Segue-se uma comédia de usos e costumes, mais próxima do cinema de Dany Boon (que, entre "Bem-Vindo ao Norte""Nada a Declarar" e "A Minha Família do Norte" se estabeleceu como o cronista dos choques entre ambientes citadinos e rurais na França atual) ou Philippe de Chauveron (autor da franquia "Que Mal Fiz Eu a Deus?"), que das comédias a que Hollywood nos tem habituado ultimamente, explorando as potencialidades humorísticas do confronto entre duas culturas em tudo opostas, num registo despretensioso e assumidamente popular de um suculento "naco" de entretenimento ligeiro, que só quer mesmo provocar muitas e sonoras gargalhadas.

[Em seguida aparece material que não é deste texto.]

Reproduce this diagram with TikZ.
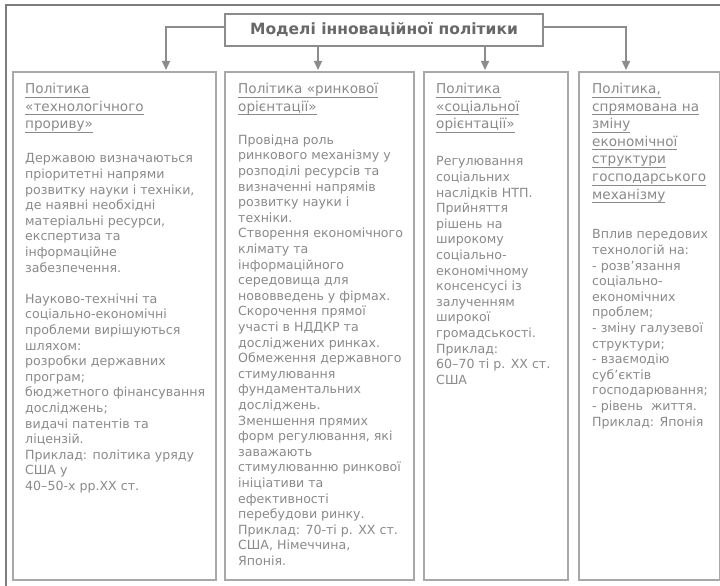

Pelo meio, há elementos passivos de serem "intelectualizados" (num momento em que as tensões esquerda/direita atingem níveis alarmantes é, no mínimo, curioso ver alguém como Robert De Niro, que não se tem coibido de cultivar uma persona política "sem papas na língua", dir-se-ia, militantemente ligado à esquerda, a estabelecer um entendimento amistoso com uma populista de direita, como é a personagem de Cattrall), mas, não sendo inconsequentes, são apenas detalhes, no contexto lúdico e escapista de um filme simpatiquíssimo que só procura mesmo colocar-nos um sorriso na cara.

Tarefa cumprida, especialmente, devido à entrega de Maniscalco e De Niro, cuja cumplicidade brincalhona chega a impressionar. Aliás, se é um facto que "O Meu Pai é um Perigo" foi concebido como um veículo para potenciar o estrelato de Sebastian, não é menos verdade que a sua disposição jovial, esconde uma homenagem bastante cândida (até "sentimental") ao Maniscalco sénior e, consequentemente, a todos os imigrantes italianos que abandonaram as suas raízes em busca de uma vida melhor para si e, principalmente, para os seus.